Какую роль могли сыграть в этом деле Ягода и его люди?
«Максима убрали», — убежденно заявляла Екатерина Павловна. Никто не мог знать, как часто приходила на память Горькому эта сказанная с горечью и болью фраза…
Роллан свидетельствует: «Мы ехали вдвоем с мадам Пешковой в машине с дачи Горького. Мадам Пешкова (Е. П. Пешкова) обрушилась с громкими и горькими жалобами на Ягоду. „Он лжет, лжет!“ — повторяла она с яростью, когда ненависть смешивается с презрением…»
А ровно через год, 18 мая 1935 года, случился еще один удар, так или иначе связанный с воздухоплаванием. Потерпел катастрофу гигантский восьмимоторный агитсамолет «Максим Горький» с типографией, громкоговорящей радиостанцией, бортовым телефоном. Погибли экипаж и все пассажиры.
Как будто что-то фатальное было и в смерти Максима, и в этом крушении. За полгода до гибели Максим особенно часто посещал аэродром.
Очень интересовало Максима и строительство авиагиганта «Максим Горький», являвшего собой резкий контраст «этажеркам» первых лет развития авиации (подумать только: прошло всего каких-то два десятилетия!). Ездил Максим на завод ЦАГИ, близко познакомился с конструкторами, инженерами, рабочими.

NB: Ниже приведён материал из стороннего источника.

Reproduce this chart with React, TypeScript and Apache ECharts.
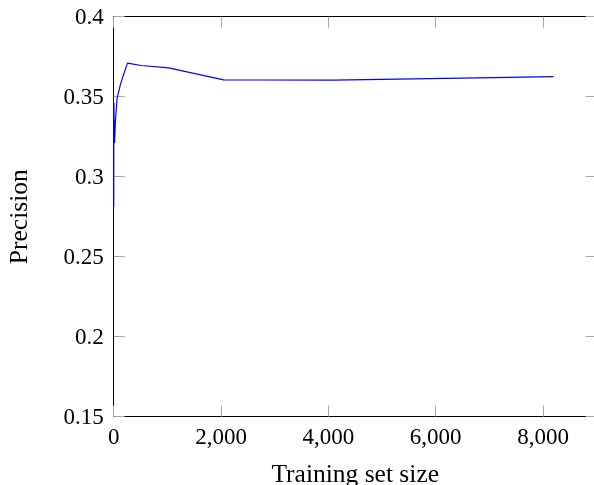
import React, { useEffect, useRef } from "react";
import * as echarts from "echarts";

const trainingSizes = [1, 2, 4, 8, 16, 32, 64, 128, 256, 512, 1024, 2048, 4096, 8192];
const precision = [0.281, 0.321, 0.346, 0.332, 0.321, 0.335, 0.349, 0.358, 0.371, 0.3695, 0.368, 0.3605, 0.3603, 0.3625];
const xTicks = { min: 0, max: 9000, interval: 2000 };
const yTicks = { min: 0.15, max: 0.4, interval: 0.05 };

const FONT = "'Liberation Serif', 'DejaVu Serif', serif";
const TICK_COLOR = "#a6a6a6";

export default function App() {
  const ref = useRef<HTMLDivElement>(null);
  useEffect(() => {
    if (!ref.current) return;
    document.documentElement.style.overflow = "hidden";
    document.body.style.margin = "0";
    document.body.style.overflow = "hidden";
    const chart = echarts.init(ref.current, undefined, { renderer: "svg", width: 594, height: 485 });
    const axisLine = { show: true, onZero: false, lineStyle: { color: "#000", width: 1 } };
    const axisTick = { show: true, inside: true, length: 11, lineStyle: { color: TICK_COLOR, width: 1 } };
    const fmtX = (v: number) => (v === xTicks.max ? "" : v.toLocaleString("en-US"));
    const fmtY = (v: number) => String(+v.toFixed(2));
    chart.setOption({
      animation: false,
      grid: {
        left: 113.7,
        top: 16.7,
        width: 483,
        height: 400,
        containLabel: false,
        outerBoundsMode: "none",
      },
      xAxis: [
        {
          type: "value",
          min: xTicks.min,
          max: xTicks.max,
          interval: xTicks.interval,
          position: "bottom",
          axisLine,
          axisTick,
          splitLine: { show: false },
          axisLabel: { formatter: fmtX, color: "#000", fontFamily: FONT, fontSize: 23, margin: 8, showMaxLabel: false },
          name: "Training set size",
          nameLocation: "middle",
          nameGap: 44,
          nameTextStyle: { color: "#000", fontFamily: FONT, fontSize: 25.5 },
        },
        {
          type: "value",
          min: xTicks.min,
          max: xTicks.max,
          interval: xTicks.interval,
          position: "top",
          axisLine,
          axisTick,
          splitLine: { show: false },
          axisLabel: { show: false },
        },
      ],
      yAxis: [
        {
          type: "value",
          min: yTicks.min,
          max: yTicks.max,
          interval: yTicks.interval,
          position: "left",
          axisLine,
          axisTick,
          splitLine: { show: false },
          axisLabel: { formatter: fmtY, color: "#000", fontFamily: FONT, fontSize: 23, margin: 10 },
          name: "Precision",
          nameLocation: "middle",
          nameGap: 82,
          nameTextStyle: { color: "#000", fontFamily: FONT, fontSize: 25.5 },
        },
        {
          type: "value",
          min: yTicks.min,
          max: yTicks.max,
          interval: yTicks.interval,
          position: "right",
          axisLine,
          axisTick,
          splitLine: { show: false },
          axisLabel: { show: false },
        },
      ],
      series: [
        {
          type: "line",
          data: trainingSizes.map((s, i) => [s, precision[i]]),
          showSymbol: false,
          symbol: "none",
          lineStyle: { color: "#0000ff", width: 1.2 },
          itemStyle: { color: "#0000ff" },
          xAxisIndex: 0,
          yAxisIndex: 0,
        },
      ],
    });
    return () => chart.dispose();
  }, []);
  return <div ref={ref} style={{ position: "fixed", left: 0, top: 0, width: 594, height: 485, overflow: "hidden" }} />;
}
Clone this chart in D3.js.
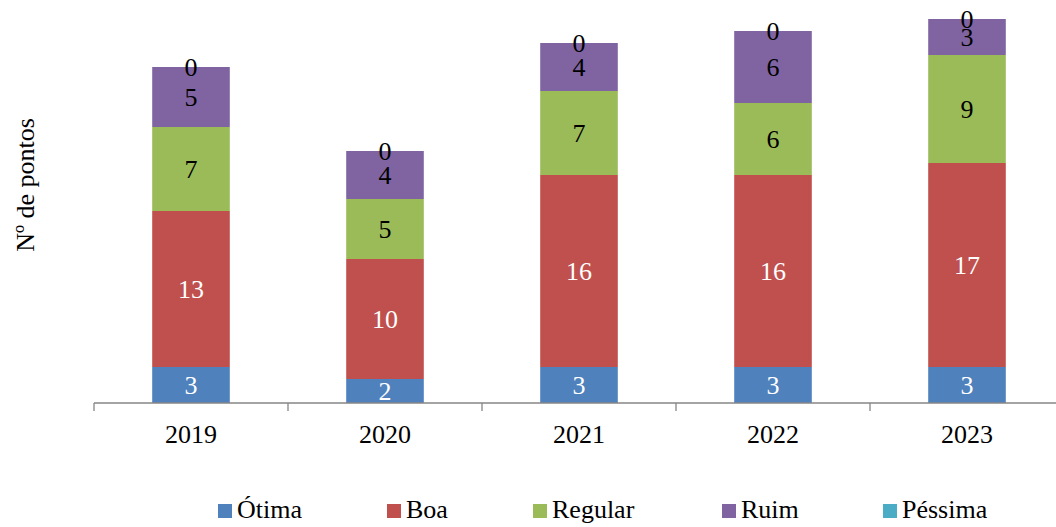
<!DOCTYPE html>
<html><head><meta charset="utf-8">
<script src="https://cdn.jsdelivr.net/npm/d3@7"></script>
<style>body{margin:0;background:#fff}</style>
</head><body><svg id="c" width="1056" height="527"></svg>
<script>
const categories = ["2019","2020","2021","2022","2023"];
const seriesNames = ["Ótima","Boa","Regular","Ruim","Péssima"];
const otima = [3,2,3,3,3];
const boa = [13,10,16,16,17];
const regular = [7,5,7,6,9];
const ruim = [5,4,4,6,3];
const pessima = [0,0,0,0,0];
const colors = ["#4F81BD","#C0504D","#9BBB59","#8064A2","#4BACC6"];
const labelColors = ["#fff","#fff","#000","#000","#000"];
const FONT = "Liberation Serif";
const FS = 26;

const rows = categories.map((c,i)=>({cat:c,"Ótima":otima[i],"Boa":boa[i],"Regular":regular[i],"Ruim":ruim[i],"Péssima":pessima[i]}));
const stack = d3.stack().keys(seriesNames)(rows);

const svg = d3.select("#c");
const x = d3.scaleBand().domain(categories).range([94,1064]).padding(0);
const y = d3.scaleLinear().domain([0,32]).range([403,19]);
const bw = x.bandwidth()*0.4;

const g = svg.append("g");
stack.forEach((s,si)=>{
  g.selectAll(null).data(s).enter().append("rect")
    .attr("x",d=>x(d.data.cat)+x.bandwidth()/2-bw/2)
    .attr("y",d=>y(d[1]))
    .attr("width",bw)
    .attr("height",d=>y(d[0])-y(d[1]))
    .attr("fill",colors[si]);
});
stack.forEach((s,si)=>{
  g.selectAll(null).data(s).enter().append("text")
    .attr("x",d=>x(d.data.cat)+x.bandwidth()/2)
    .attr("y",d=>(y(d[0])+y(d[1]))/2)
    .attr("dy","0.33em")
    .attr("text-anchor","middle")
    .attr("font-family",FONT)
    .attr("font-size",FS)
    .attr("fill",labelColors[si])
    .text(d=>d[1]-d[0]);
});

// axis
const ax = svg.append("g").attr("transform","translate(0,403)");
ax.append("line").attr("x1",94).attr("x2",1064).attr("stroke","#868686").attr("stroke-width",1.3);
const tickPos = categories.map(c=>x(c)).concat([x(categories[categories.length-1])+x.bandwidth()]);
ax.selectAll(null).data(tickPos).enter().append("line")
  .attr("x1",d=>d).attr("x2",d=>d).attr("y1",0).attr("y2",8)
  .attr("stroke","#868686").attr("stroke-width",1.3);
ax.selectAll(null).data(categories).enter().append("text")
  .attr("x",d=>x(d)+x.bandwidth()/2).attr("y",40)
  .attr("text-anchor","middle").attr("font-family",FONT).attr("font-size",FS).attr("fill","#000").text(d=>d);

svg.append("text").attr("transform","translate(34,185) rotate(-90)")
  .attr("text-anchor","middle").attr("font-family",FONT).attr("font-size",FS).attr("fill","#000").text("Nº de pontos");

// legend
const legX = [218,387,533,722,883];
const leg = svg.append("g");
seriesNames.forEach((n,i)=>{
  leg.append("rect").attr("x",legX[i]).attr("y",504).attr("width",14).attr("height",14).attr("fill",colors[i]);
  leg.append("text").attr("x",legX[i]+19).attr("y",518).attr("font-family",FONT).attr("font-size",FS).attr("fill","#000").text(n);
});
</script></body></html>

Естественно, никому в голову не могло прийти и предположение о том, что этот лайнер, призванный продемонстрировать последнее слово науки и техники, станет воистину «гробом» для многих.
Потом, в августе 1935 года, когда Горький в последний раз — уединенно — путешествовал по Волге, ему, согласно чьему-то указанию, каждый день доставляли почту… самолетом. Прилетал, отыскивал пароход, делал круг, покачав крыльями, улетал, где-то сбрасывал газеты, журналы, письма, которые потом доставляли на катере. А он поневоле вспоминал гибель авиагиганта, случившуюся каких-то два месяца назад, родного «авиатора» Максима, которого теперь так не хватало…
ГЛАВА XXII
С новой властью нельзя не лукавить… (Как и зачем создавали писательский союз)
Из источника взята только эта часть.